Can we have too many tourists?
Many in the industry would probably say no. We often describe ourselves as travellers and visitors, in the same way, that people complain about traffic without recognising that they are part of it. Boissevain published Coping with Tourists: European Reactions to Mass Tourism nearly 20 years ago, since then major European cities have continued to experience rapid growth in tourism numbers. Put “too many tourists” into Google and it offers a range of more detailed searches revealing what others have looked for. This is what Google offered me this morning – Venice, Barcelona, Iceland (yes I was surprised too), Paris, London, New York City, Prague, Thailand, Rome.
Overtourism describes destinations where hosts or guests, locals or visitors, feel that there are too many visitors and that the quality of life in the area or the quality of the experience has deteriorated unacceptably. It is the opposite of Responsible Tourism which is about using tourism to make better places to live in and better places to visit. Often both visitors and guests experience the deterioration concurrently.
Addressing Overtourism: what can be done
Overtourism is the antithesis of Responsible Tourism. Krippendorf, the father of Responsible Tourism, foresaw the growth of rebellious tourists and called for rebellious locals. Now those rebellious local are making their voices heard.
The label overtourism is disliked by many destinations more willing to consider the challenge of coping with success or Ken Robinson’s inadequately managed tourism. The public realm is a common property resource better management of supply and demand can diminish the problem but there are real physical and social limits.

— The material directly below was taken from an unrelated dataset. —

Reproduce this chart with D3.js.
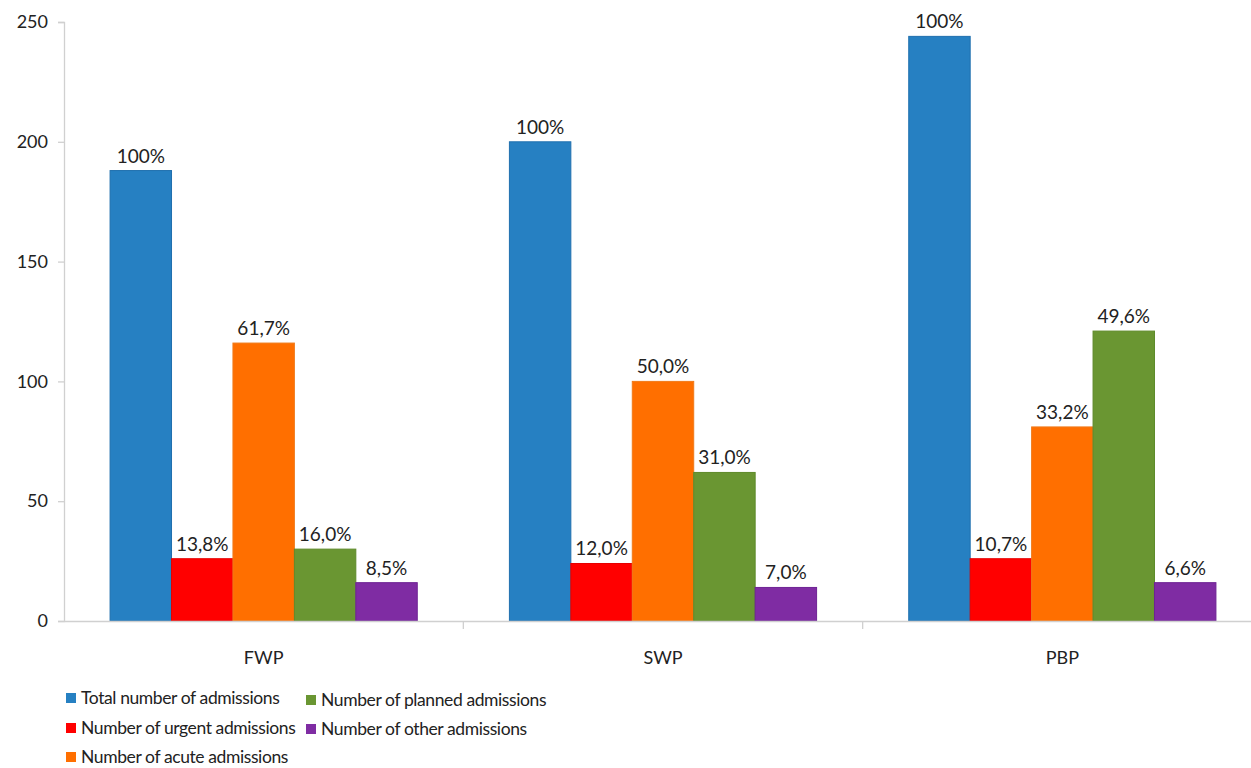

Overtourism is but one example of what happens when more and more seek to consume a common resource, particularly when that resource is a common property resource, many honeypot destinations are just that. The limits are being reached in some destinations across the triple bottom line, there are cultural clashes because of different social mores and norms about behaviour, often fuelled by drink; local people are displaced by increasingly unregulated holiday lets, lawns are trampled to bare earth and beaches littered; shops which used to meet the needs of residents are displaced by outlets selling expensive goods or tat to tourists.

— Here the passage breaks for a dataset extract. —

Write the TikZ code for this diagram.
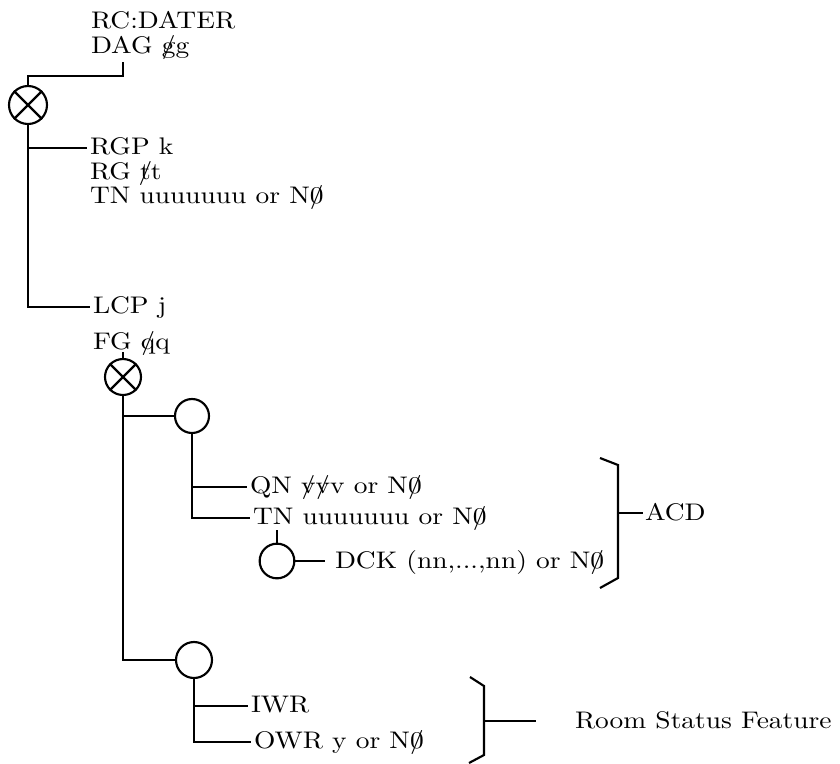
\documentclass[tikz,border=0pt]{standalone}
\usepackage{graphicx}
\newcommand\slsh[1]{\ooalign{#1\cr\hidewidth\smash{/}\hidewidth\cr}}
\newcommand\slz{\slsh{0}}
\newcommand\wide[1]{\scalebox{2.06}[1.8]{#1}}
\tikzset{
  txt/.style={anchor=base west, inner sep=0pt, outer sep=0pt, font=\fontsize{10}{12}\selectfont},
  ring/.style={circle, draw, line width=1.6pt, inner sep=0pt, minimum size=#1},
}
\begin{document}
\begin{tikzpicture}[x=0.75pt,y=-0.75pt, line width=1.6pt]
\useasboundingbox (0,0) rectangle (840,764);
% top
\node[txt] (rc) at (91,28) {\wide{RC:DATER}};
\node[txt] (dag) at (91,53) {\wide{DAG \slsh{g}g}};
\node[ring=28.5pt] (ox1) at (28,105) {};
\draw (ox1.45) -- (ox1.225) (ox1.135) -- (ox1.-45);
\coordinate (dagc) at (123,62);
\draw (ox1.north) |- ([yshift=-10.5pt]dagc) -- (dagc);
% first level
\node[txt] (rgp) at (90,154) {\wide{RGP k}};
\node[txt] (rg) at (90,179) {\wide{RG \slsh{t}t}};
\node[txt] (tna) at (90,203) {\wide{TN uuuuuuu or N\slz}};
\node[txt] (lcp) at (93,313) {\wide{LCP j}};
\node[txt] (fg) at (93,349) {\wide{FG \slsh{q}q}};
\draw (ox1.south) |- ([xshift=-2pt,yshift=4.5pt]rgp.base west);
\draw (ox1.south) |- ([xshift=-2pt,yshift=4.5pt]lcp.base west);
% second cross
\node[ring=27pt] (ox2) at (123,377) {};
\draw (ox2.45) -- (ox2.225) (ox2.135) -- (ox2.-45);
\coordinate (fgc) at (123,352);
\draw (ox2.north) -- (fgc);
\node[ring=25.5pt] (c1) at (192,416) {};
\node[ring=27pt] (c2) at (194,660) {};
\draw (ox2.south) |- (c1.west);
\draw (ox2.south) |- (c2.west);
% ACD group
\node[txt] (qn) at (250,493) {\wide{QN \slsh{v}\slsh{v}v or N\slz}};
\node[txt] (tnb) at (253,524) {\wide{TN uuuuuuu or N\slz}};
\draw (c1.south) |- ([xshift=-2pt,yshift=4.5pt]qn.base west);
\draw (c1.south) |- ([xshift=-2pt,yshift=4.5pt]tnb.base west);
\node[ring=26pt] (c3) at (277,561) {};
\coordinate (tnc) at (277,530);
\draw (c3.north) -- (tnc);
\node[txt] (dck) at (335,568) {\wide{DCK (nn,...,nn) or N\slz}};
\coordinate (dckl) at (325,561);
\draw (c3.east) -- (dckl);
\coordinate (ba1) at (600,458);
\coordinate (ba2) at (618,465);
\coordinate (ba3) at (618,578);
\coordinate (ba4) at (600,588);
\coordinate (bam) at (618,513);
\draw (ba1) -- (ba2) -- (ba3) -- (ba4);
\node[txt] (acd) at (645,520) {\wide{ACD}};
\draw (bam) -- ([xshift=-1.5pt,yshift=5.25pt]acd.base west);
% Room status group
\node[txt] (iwr) at (251,712) {\wide{IWR}};
\node[txt] (owr) at (254,748) {\wide{OWR y or N\slz}};
\draw (c2.south) |- ([xshift=-2pt,yshift=4.5pt]iwr.base west);
\draw (c2.south) |- ([xshift=-2pt,yshift=4.5pt]owr.base west);
\coordinate (bb1) at (470,677);
\coordinate (bb2) at (484,686);
\coordinate (bb3) at (484,755);
\coordinate (bb4) at (469,763);
\coordinate (bbm) at (484,721);
\coordinate (bbe) at (536,721);
\draw (bb1) -- (bb2) -- (bb3) -- (bb4);
\draw (bbm) -- (bbe);
\node[txt] (room) at (575,728) {\wide{Room Status Feature}};
\end{tikzpicture}
\end{document}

Tourism makes extensive use of common pool resources in the public realm and takes advantage of, for example, museums and galleries, which are free or merit-priced initially for the benefit of citizens. The tourism commons are very vulnerable to crowding and degrading by tourism pressure. The industry enjoys free access to the public goods which are very often its core product.
The tragedy of the commons is at the heart of Lord Marshall’s description of the tourism and travel industry as “…essentially the renting out for short-term lets of other people’s environments, whether this is a coastline, a city, a mountain range, or a rainforest.” The problem is that they collect the rent externalising the costs to the public purse.

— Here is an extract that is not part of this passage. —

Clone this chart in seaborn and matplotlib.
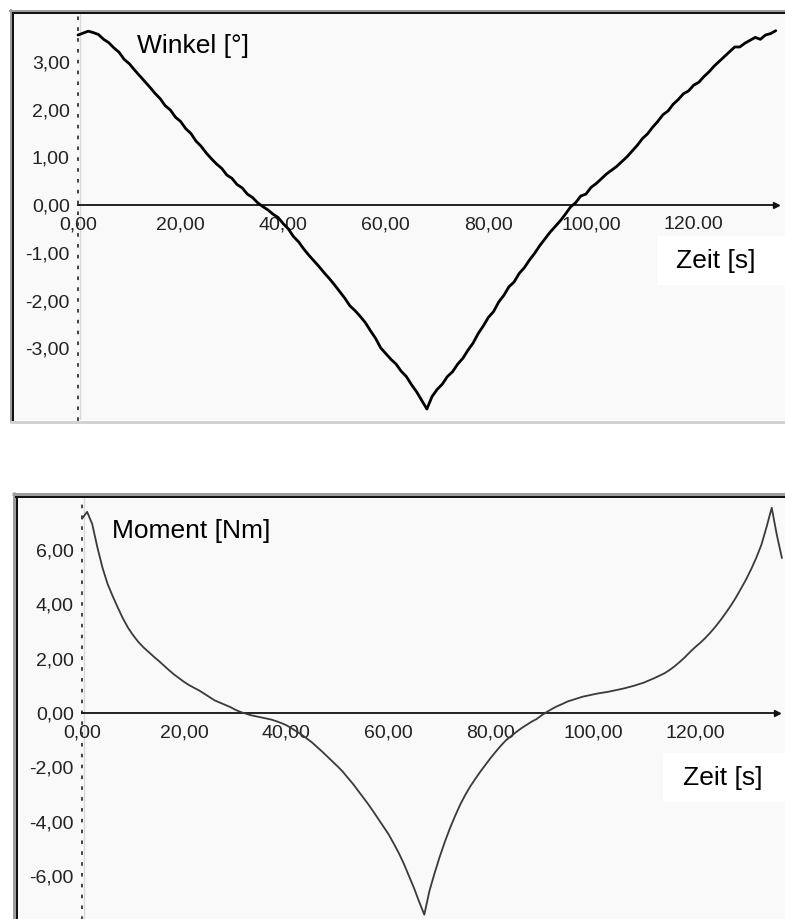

Tourism is what we make it, Barcelona and Venice do not inevitably have to be dominated by tourism, victims of mass tourism. Increasingly residents are raising the issue and it is moving up the political agenda in the city governments. What can be done to manage tourism so that it does not overwhelm the cities – Venice, Barcelona, Paris, London, New York City, Prague, Berlin, Rome – where the sheer mass of tourism is beginning to be seen as a problem.
Tourism has reached a point where either the hosts or guests and often both, are dissatisfied. The challenge is to make all destinations sustainable and to avoid spreading the problem. For local government and protected area managers, the key question is: Will the destination use tourism or be used by it?
Tourism is what we make it, hosts and guests, we can make it different.